The Contribution of the Finnmarkian Orogeny to the Framework of the Scandinavian Caledonides

1986 
Researches in the last decade have demonstrated that the Scandinavian Caledonides are a complex montage built-up during three successive and distinctive orogenic cycles. The earliest of these — the Finnmarkian Orogeny had a unique significance in the evolutionary pattern. In Late Precambrian times the Laurento-Baltic super-craton was rifted and the opening and spreading of the Iapetus Ocean initiated.

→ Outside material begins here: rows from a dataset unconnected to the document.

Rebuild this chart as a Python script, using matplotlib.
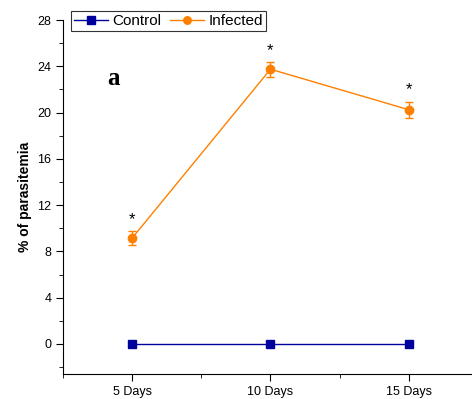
import matplotlib
matplotlib.use("Agg")
import matplotlib.pyplot as plt
from matplotlib.ticker import MultipleLocator

plt.rcParams["font.family"] = ["Liberation Sans", "DejaVu Sans"]

# data
days = ["5 Days", "10 Days", "15 Days"]
control = [0, 0, 0]
infected = [9.15, 23.75, 20.25]
infected_err = [0.6, 0.65, 0.7]

x = [1, 2, 3]

fig = plt.figure(figsize=(4.72, 3.99), dpi=100)
ax = fig.add_axes([0.1335, 0.0627, 0.879, 0.887])

ax.plot(x, control, color="#00009c", marker="s", markersize=6, lw=1,
        label="Control", clip_on=False, zorder=3)
ax.errorbar(x, infected, yerr=infected_err, color="#ff8000", fmt="none",
            elinewidth=1, capsize=3, capthick=1, zorder=3)
ax.plot(x, infected, color="#ff8000", marker="o", markersize=6, lw=1,
        label="Infected", zorder=4)

for xi, yi, ei in zip(x, infected, infected_err):
    ax.text(xi, yi + ei + 0.35, "*", ha="center", va="bottom", fontsize=12)

ax.text(0.82, 22.4, "a", fontsize=18, fontweight="bold", family="Liberation Serif")

ax.set_xlim(0.5, 3.5)
ax.set_ylim(-2.6, 28)
ax.set_xticks(x)
ax.set_xticklabels(days)
ax.xaxis.set_minor_locator(MultipleLocator(0.5))
ax.yaxis.set_major_locator(MultipleLocator(4))
ax.yaxis.set_minor_locator(MultipleLocator(2))
ax.tick_params(which="both", direction="out", labelsize=9)
ax.tick_params(which="major", length=5)
ax.tick_params(which="minor", length=3)
ax.spines["top"].set_visible(False)
ax.spines["right"].set_visible(False)
ax.set_ylabel("% of parasitemia", fontsize=10, fontweight="bold")

leg = ax.legend(loc="upper left", bbox_to_anchor=(71 / 472, 1 - 11 / 399),
                bbox_transform=fig.transFigure, ncol=2, frameon=True,
                fancybox=False, edgecolor="black", fontsize=11,
                handlelength=2.2, handletextpad=0.3, columnspacing=0.6,
                borderpad=0.2, borderaxespad=0, markerscale=0.9)
leg.get_frame().set_linewidth(0.8)

fig.savefig("out.png", dpi=100)
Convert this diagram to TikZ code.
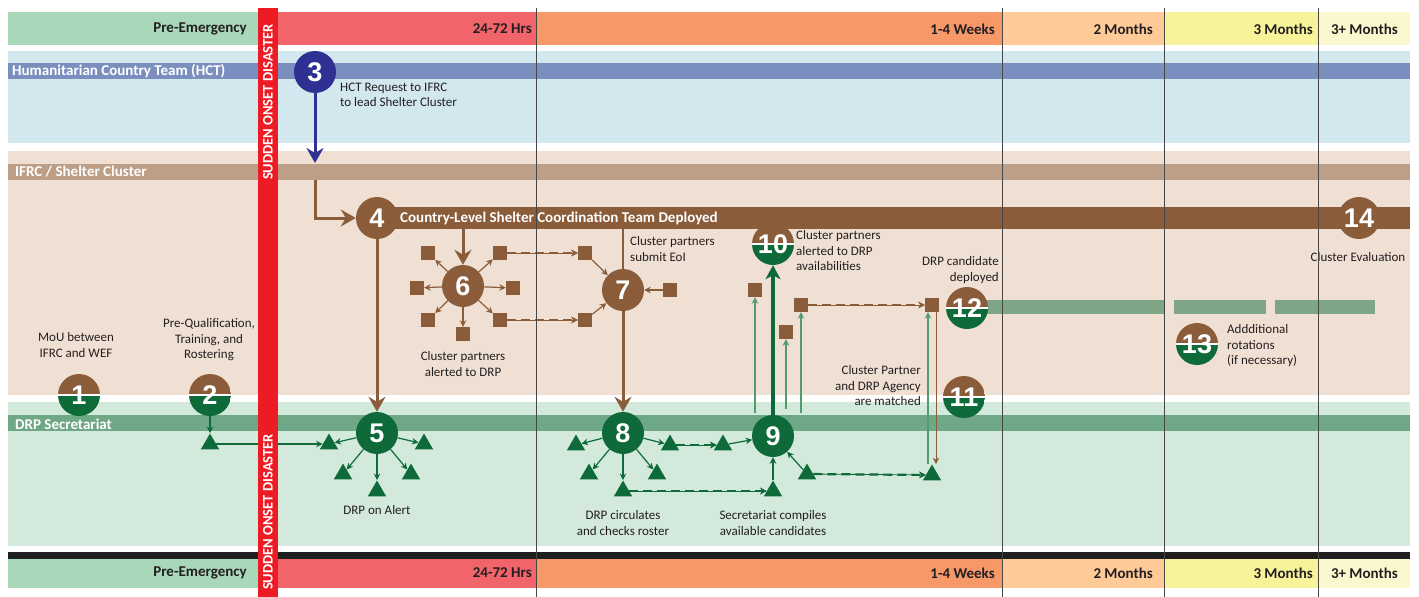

Clearly marked continental miogeoclines were developed on either sides of the ocean during the Cambrian, and major subduction was initiated, seaboard of Scandinavia, in late Cambrian times. Ensimatic island arc complexes were developed at this stage and the subduction polarity was arguably westward. This major stage of oceanic contraction resulted in the destruction of vast quantities of ocean floor by subduction and the obduction of major ophiolites onto the deforming rise prism. This latter was subjected to polyphasal deformation and metamorphism culminating in continentwards thrusting over the western part of the Baltic Shield. The type development for the Finnmarkian Orogeny is in the northern part of Norway, though evidence can be found throughout the belt, where either Finnmarkian metamorphics or ophiolites are truncated by a major first- order unconformity capped by Ordovician sediments of varied age. The morphogenic stage of the Finnmarkian Orogeny was essentially a feature of the Lower and Middle Ordovician.